The book offered here is a luncheon-oriented selection of recipes, presented almost as three separate treatises, each with its own introduction, including historical notes. The range of ideas is broad, from ordinary everyday dishes to those more intended for entertaining. We see salads from a simple coleslaw to a showy fruit salad a la Russe; sandwiches from meatloaf on buttered wheat bread to oyster canapes garnished with caviar; chafing dish recipes from a simple browned fish hash to lobsters bordelaise. It might be noted that although the chafing dish came in time to signify a certain pretentiousness, more associated with restaurants, it was, at this time, a more commonly seen piece of equipment and represented simply a style of cooking, alongside such as roasting, broiling, baking, or frying. 

The recipes are straightforward, aiming for simplicity and economy of activity, even in some of the most imaginative dishes. The formatting is in the modern, home-economics-oriented style, with ingredient lists first, followed by directions that assume basic knowledge of technique. While there are a few recognizably Victorian dishes, most of the recipes are of the type that would dominate middle-class home cooking through the 1930s. 

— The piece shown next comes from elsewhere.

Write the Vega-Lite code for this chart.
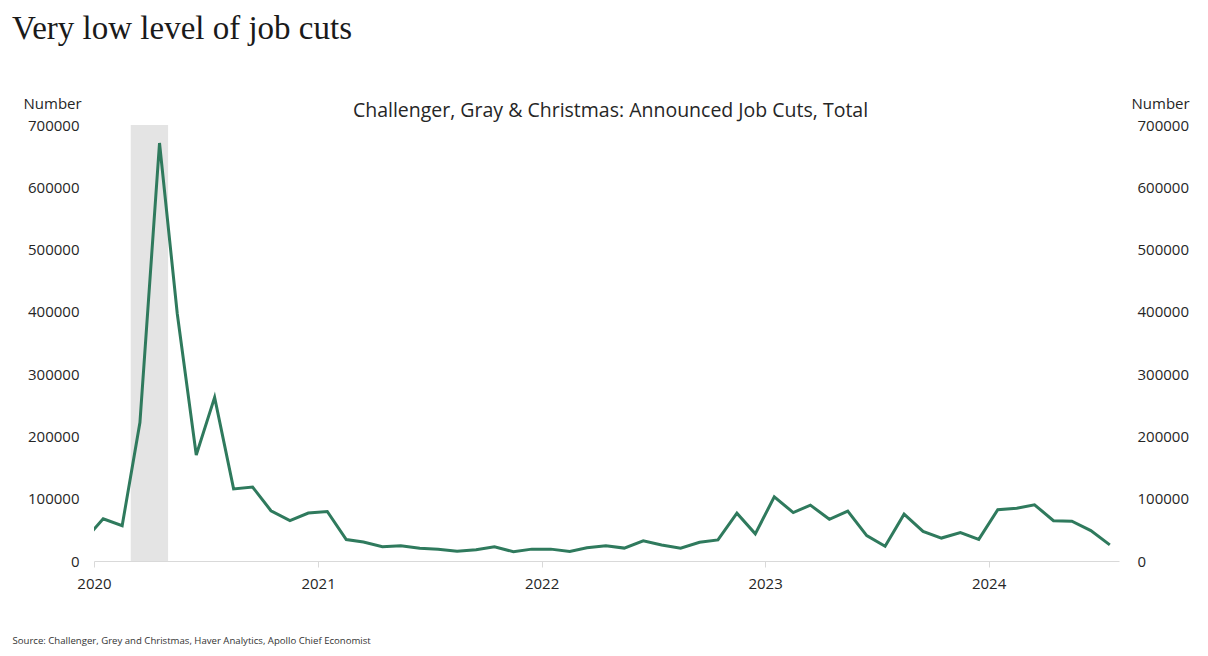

Published in 1916 by David McKay, the book is nicely made for use by the homemaker or for a household cook. It is bound in gray fabric and attractively imprinted with a chafing dish and some common kitchen ingredients. Our copy is better than most we have seen. The seldom-seen dust jacket is missing, but the attractive case is very nicely preserved. The binding is strong, the pages, with the exception of three or four, are totally clean and unmarked. The only defect is that at some point the frontispiece—a black and white photograph of the making of a fruit salad—was removed. The price is therefore somewhat lower than might be asked for a copy as good looking as this.